Most rhetoric seems to fall to one side or the other of a razor-sharp dividing line. Either it’s a part of your family’s heritage, representing courage and pride; or it’s a part of your family’s heritage, representing abuse and legalized hatred. Either way, heritage and legacy are invoked. This makes it really, really hard for both sides to hear each other. Disputing the point of logic is equated with impugning your heritage – your legacy – your ancestors – turning what could have been a rational debate into a frighteningly vitriolic “yo’ mama” contest. It’s funny, and scary and sad, how conversations like these close our ears to the people we’re trying to talk to. I feel the same way, and I’m trying to find ways out of this hole.
For the sake of clarity, let me be honest: I believe that the Confederacy will always be a part of American history. We are it and it is us, and that will always be true. I also believe that it is a part of the American past, and that perpetuating its symbols is both really confusing and potentially dangerous. I believe that the flag as a graphic element for municipality, state and federal purposes should be retired, if for no other reason than that it reflects such a narrow slice of our history, and we have a lot more relevant issues to talk about now.
What more contemporary examples of courage and integrity can we find? Can we valorize them on our flags and in our courthouses? Can we turn neighbors into heroes, instead of vaunting the long-dead and interpreting their actions and motives according to present-day understandings? I say yes. And I say that the conversation would be so much more constructive. Not, is the flag okay or not? But, who are we today? I think this kind of conversation would find a lot more currency, and be a lot more practical. And it’s a way to honor and learn about one another through productive discourse, rather than erupting in flaming emotion that, frankly, really only serves the media.
So, okay. I am at peace with my Southern self.
And so I turn to the other part of myself, but actually, not myself today. I turn to the woman I was fifteen years ago.
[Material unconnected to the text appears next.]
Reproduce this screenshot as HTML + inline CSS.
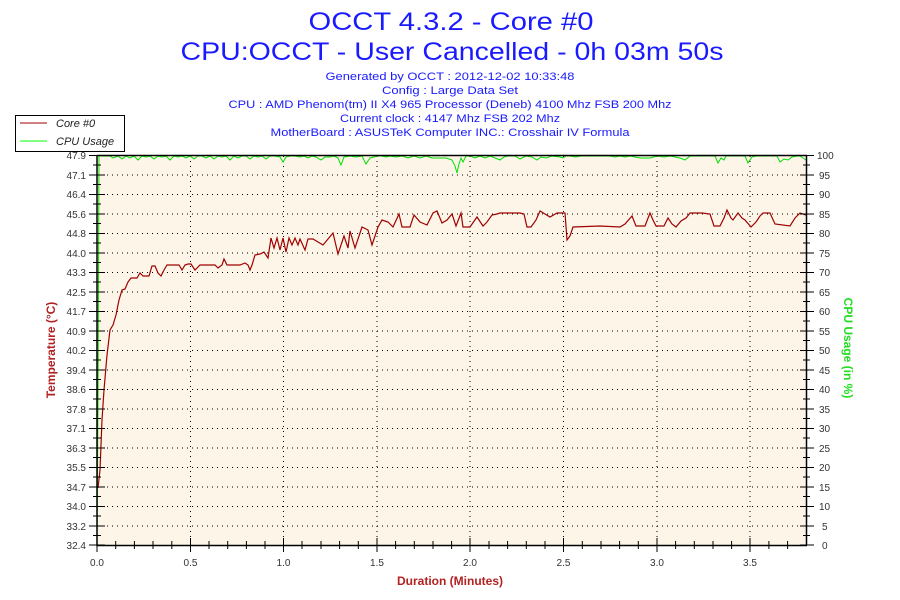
<!DOCTYPE html>
<html><head><meta charset="utf-8"><style>
html,body{margin:0;padding:0;background:#fff;}
svg{display:block;font-family:"Liberation Sans",sans-serif;}
</style></head><body>
<svg width="900" height="600" viewBox="0 0 900 600" xmlns="http://www.w3.org/2000/svg">
<rect width="900" height="600" fill="#fff"/>
<g fill="#1a1aff" text-anchor="middle">
<text x="451" y="30" font-size="25" textLength="285" lengthAdjust="spacingAndGlyphs">OCCT 4.3.2 - Core #0</text>
<text x="452" y="60" font-size="25" textLength="543" lengthAdjust="spacingAndGlyphs">CPU:OCCT - User Cancelled - 0h 03m 50s</text>
<text x="450" y="80" font-size="11" textLength="249" lengthAdjust="spacingAndGlyphs">Generated by OCCT : 2012-12-02 10:33:48</text>
<text x="450" y="94" font-size="11" textLength="136" lengthAdjust="spacingAndGlyphs">Config : Large Data Set</text>
<text x="450" y="108" font-size="11" textLength="443" lengthAdjust="spacingAndGlyphs">CPU : AMD Phenom(tm) II X4 965 Processor (Deneb) 4100 Mhz FSB 200 Mhz</text>
<text x="450" y="122" font-size="11" textLength="220" lengthAdjust="spacingAndGlyphs">Current clock : 4147 Mhz FSB 202 Mhz</text>
<text x="450" y="136" font-size="11" textLength="359" lengthAdjust="spacingAndGlyphs">MotherBoard : ASUSTeK Computer INC.: Crosshair IV Formula</text>
</g>
<rect x="97" y="155.5" width="709.5" height="389.5" fill="#fdf6e8"/>
<g stroke="#000" stroke-width="1" stroke-dasharray="1,4">
<path d="M97 175h709M97 194.5h709M97 214h709M97 233.5h709M97 253h709M97 272.5h709M97 292h709M97 311.5h709M97 331h709M97 350.5h709M97 370h709M97 389.5h709M97 409h709M97 428.5h709M97 448h709M97 467.5h709M97 487h709M97 506.5h709M97 526h709"/>
<path d="M190.5 156v389M283.5 156v389M377 156v389M470 156v389M563.5 156v389M657 156v389M750 156v389"/>
</g>
<polyline fill="none" stroke="#00e000" stroke-width="1" points="97,545 98,400 99,156 110,156 113,158 118,156 122,159 126,156 130,158 134,156 138,160 142,156 146,157 150,156 154,159 158,156 162,157 166,156 170,160 174,156 178,157 182,156 186,158 190,156 194,159 198,156 202,156 206,158 210,156 214,159 218,156 222,157 226,156 230,160 234,156 238,158 242,156 246,156 250,159 254,156 258,157 262,156 266,159 270,156 275,156 280,157 283,162 286,157 290,156 295,156 300,157 304,156 308,158 312,156 316,157 321,160 325,157 330,157 334,156 338,158 341,165 344,157 350,156 356,157 362,156 366,164 370,158 374,157 378,156 382,156 386,157 390,156 396,157 402,156 408,158 414,156 420,158 426,156 432,158 440,158 446,158 452,160 455,166 457,173 459,164 461,158 463,162 466,156 470,156 475,158 480,156 485,158 490,156 495,158 500,160 504,157 508,156 515,156 520,159 526,156 532,157 537,160 541,157 546,158 552,156 560,157 563,158 566,156 570,156 576,157 580,156 600,156 610,156 615,157 620,156 625,157 630,156 640,158 645,158 650,158 657,156 664,157 670,156 680,158 685,160 690,156 700,156 715,156 718,163 721,158 724,160 726,156 745,156 748,163 752,157 756,156 777,156 780,162 784,159 788,160 792,157 797,156 800,156 806,160"/>
<polyline fill="none" stroke="#a00000" stroke-width="1.2" points="98,488 100,470 102,420 104,390 107,355 110,330 113,325 116,315 119,300 122,290 125,289 128,282 131,278 134,278 137,278 140,273 143,276 146,276 149,276 152,266 155,266 158,273 161,276 164,270 167,265 170,265 173,265 176,265 179,265 182,270 185,265 188,264 191,264 195,270 200,265 205,265 210,265 215,265 218,268 222,265 224,259 227,265 240,265 245,263 248,265 250,270 252,265 255,255 260,254 264,252 268,258 271,238 274,248 277,238 280,250 283,238 286,252 289,238 292,245 295,238 298,245 300,239 305,250 308,239 313,239 318,242 323,245 328,239 333,233 338,254 344,236 348,248 350,231 355,248 362,227 368,230 372,245 378,227 382,220 388,222 393,227 399,214 402,227 410,227 414,215 420,222 427,225 433,213 437,211 442,223 447,220 452,214 456,226 461,213 463,227 470,227 477,217 483,226 487,222 492,215 497,214 500,213 520,213 524,214 527,227 531,227 536,220 540,211 545,214 550,217 557,213 565,213 567,240 570,236 573,227 600,226 620,227 625,224 632,216 636,226 645,226 650,213 653,220 656,226 664,226 668,218 672,224 676,227 681,221 686,218 690,213 702,213 710,214 714,226 720,226 724,218 727,210 731,218 733,220 738,213 742,218 745,220 751,227 756,222 760,216 763,213 770,213 775,224 790,226 795,218 800,213 806,215"/>
<g stroke="#000" stroke-width="1.5" fill="none">
<path d="M97 155v390.5h710"/>
<path d="M97 155.5h710M806.5 155v390.5"/>
</g>
<g stroke="#000" stroke-width="1">
<path d="M89 155.5h16M89 175h16M89 194.5h16M89 214h16M89 233.5h16M89 253h16M89 272.5h16M89 292h16M89 311.5h16M89 331h16M89 350.5h16M89 370h16M89 389.5h16M89 409h16M89 428.5h16M89 448h16M89 467.5h16M89 487h16M89 506.5h16M89 526h16M89 545h16"/>
<path d="M93 165h8M93 184.5h8M93 204h8M93 223.5h8M93 243h8M93 262.5h8M93 282h8M93 301.5h8M93 321h8M93 340.5h8M93 360h8M93 379.5h8M93 399h8M93 418.5h8M93 438h8M93 457.5h8M93 477h8M93 496.5h8M93 516h8M93 535.5h8"/>
<path d="M800 155.5h14M800 175h14M800 194.5h14M800 214h14M800 233.5h14M800 253h14M800 272.5h14M800 292h14M800 311.5h14M800 331h14M800 350.5h14M800 370h14M800 389.5h14M800 409h14M800 428.5h14M800 448h14M800 467.5h14M800 487h14M800 506.5h14M800 526h14M800 545h14"/>
<path d="M803 165h7M803 184.5h7M803 204h7M803 223.5h7M803 243h7M803 262.5h7M803 282h7M803 301.5h7M803 321h7M803 340.5h7M803 360h7M803 379.5h7M803 399h7M803 418.5h7M803 438h7M803 457.5h7M803 477h7M803 496.5h7M803 516h7M803 535.5h7"/>
<path d="M97 538v14M190.5 538v14M283.5 538v14M377 538v14M470 538v14M563.5 538v14M657 538v14M750 538v14"/>
<path d="M115.7 541v8M134.4 541v8M153 541v8M171.8 541v8M209 541v8M227.7 541v8M246.4 541v8M265 541v8M302 541v8M321 541v8M339.6 541v8M358.3 541v8M395.6 541v8M414.3 541v8M433 541v8M451.6 541v8M489 541v8M507.6 541v8M526.3 541v8M545 541v8M582.3 541v8M601 541v8M619.6 541v8M638.3 541v8M675.6 541v8M694.3 541v8M713 541v8M731.6 541v8M768.9 541v8M787.6 541v8"/>
</g>
<g font-size="10" fill="#333" text-anchor="end">
<text x="86" y="159">47.9</text><text x="86" y="179">47.1</text><text x="86" y="198">46.4</text><text x="86" y="218">45.6</text><text x="86" y="237">44.8</text><text x="86" y="257">44.0</text><text x="86" y="276">43.3</text><text x="86" y="296">42.5</text><text x="86" y="315">41.7</text><text x="86" y="335">40.9</text><text x="86" y="354">40.2</text><text x="86" y="374">39.4</text><text x="86" y="393">38.6</text><text x="86" y="413">37.8</text><text x="86" y="432">37.1</text><text x="86" y="452">36.3</text><text x="86" y="471">35.5</text><text x="86" y="491">34.7</text><text x="86" y="510">34.0</text><text x="86" y="530">33.2</text><text x="86" y="549">32.4</text>
</g>
<g font-size="10" fill="#333" text-anchor="start">
<text x="817" y="159">100</text><text x="819" y="179">95</text><text x="819" y="198">90</text><text x="819" y="218">85</text><text x="819" y="237">80</text><text x="819" y="257">75</text><text x="819" y="276">70</text><text x="819" y="296">65</text><text x="819" y="315">60</text><text x="819" y="335">55</text><text x="819" y="354">50</text><text x="819" y="374">45</text><text x="819" y="393">40</text><text x="819" y="413">35</text><text x="819" y="432">30</text><text x="819" y="452">25</text><text x="819" y="471">20</text><text x="819" y="491">15</text><text x="819" y="510">10</text><text x="822" y="530">5</text><text x="822" y="549">0</text>
</g>
<g font-size="10" fill="#333" text-anchor="middle">
<text x="97" y="566">0.0</text><text x="190.5" y="566">0.5</text><text x="283.5" y="566">1.0</text><text x="377" y="566">1.5</text><text x="470" y="566">2.0</text><text x="563.5" y="566">2.5</text><text x="657" y="566">3.0</text><text x="750" y="566">3.5</text>
</g>
<text x="450" y="585" font-size="12" font-weight="bold" fill="#b22222" text-anchor="middle">Duration (Minutes)</text>
<text transform="translate(55,350) rotate(-90)" font-size="12" font-weight="bold" fill="#b22222" text-anchor="middle">Temperature (°C)</text>
<text transform="translate(844,348) rotate(90)" font-size="12" font-weight="bold" fill="#22dd22" text-anchor="middle">CPU Usage (in %)</text>
<rect x="15.5" y="115.5" width="109" height="36" fill="#fff" stroke="#000" stroke-width="1"/>
<line x1="20" y1="123" x2="47" y2="123" stroke="#a00000"/>
<line x1="20" y1="141" x2="47" y2="141" stroke="#00ff00"/>
<g font-size="11" font-style="italic" fill="#222">
<text x="56" y="127">Core #0</text><text x="56" y="145">CPU Usage</text>
</g>
</svg>
</body></html>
That young woman had just entered a new relationship, her first true adult one, and oh, the world was a beautiful place. Moving in together! Cooking together! Working on finances together! Cleaning on Saturday mornings together! Owning a dog together! It was all new and fun and interesting. I failed flagrantly at some of them and did great at others. (Okay, let’s be honest. I was probably pretty bad at everything! But I learned a lot then, and am a much better partner now because of all those mistakes.)
We had fun building a life together, and as we were together for two, three, four, five years, we began looking at starting a family.
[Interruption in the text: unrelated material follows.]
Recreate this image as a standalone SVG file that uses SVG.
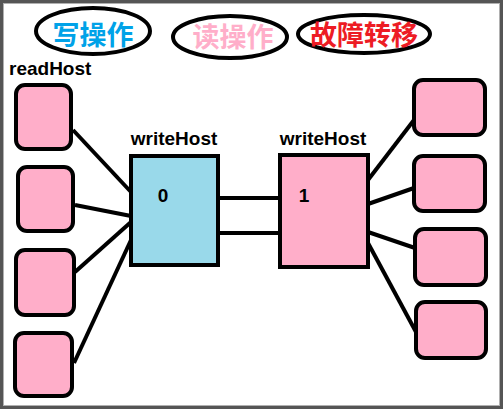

I will never forget the shock and hurt I felt when I discovered that the state would not recognize one of us as a parent of our shared children. And more than that, the more I looked into it, I understood that we’d be at particular risk for intrusion by others. We were at greater risk of being accused of being pedophiles. We were not protected at work from getting fired for simple disclosure of our relationship.
At 24, I felt betrayed by my country. I felt like I was at the receiving end of discrimination and, beyond the hurt, was totally confused: I mean, hadn’t we gotten RID of discrimination? Isn’t that what we learn in elementary, middle, and high school? That our country may have made some mistakes, but by golly we fixed all of them, and are living in a Golden Age of enlightened equality? That’s what I learned.
And I was devastated to learn that the American much-vaunted equality was still subject to religious disgust and archaic (and never-even-vaguely-correct) stereotypes.
I was broken-hearted.
I’d worked so hard to be the girl you’d be proud to bring home to meet your mother. I wanted to be a happy girlfriend, then wife and mother, and yet – I couldn’t. Through no fault of my own – through no actual problem. Except that the law told me I couldn’t, and equated my physiology with a chosen sexual orientation which was morally tantamount to fucking chickens or children. I’d had boyfriends before that relationship, and I’ve had boyfriends and girlfriends since that one too. I’ve been through a few false starts and breakups. But I don’t think I ever had a more broken heart than when my country told me that, according to its definitions, I could not be a wife or mother.
I want to hug that young woman. I want to tell her, I know why it hurt. You were right to respond the way you did. And you were lucky that a lot of smart, focused, effective people who felt the exact same way decided to do something about it.
Today, I feel conflicted in my joy. The victory is historic and huge. But that girl and everyone else like her could still be fired with no legal repercussions for disclosure of a nonheteronormative relationship in 34 states. And that girl would still not be recognized as a mother EVEN IF she was a wife in almost as many.
We have a long way to go before all citizens are treated equally before the law, and now I know to be grateful for all those smart, hardworking folks working as activists and advocates.
In the meantime, thank you to Justices Anthony Kennedy, Ruth Bader Ginsburg, Stephen G. Breyer, Sonia Sotomayor, and Elena Kagan for your courage and vision.
I, and the young woman I used to be, continue to hope for even more.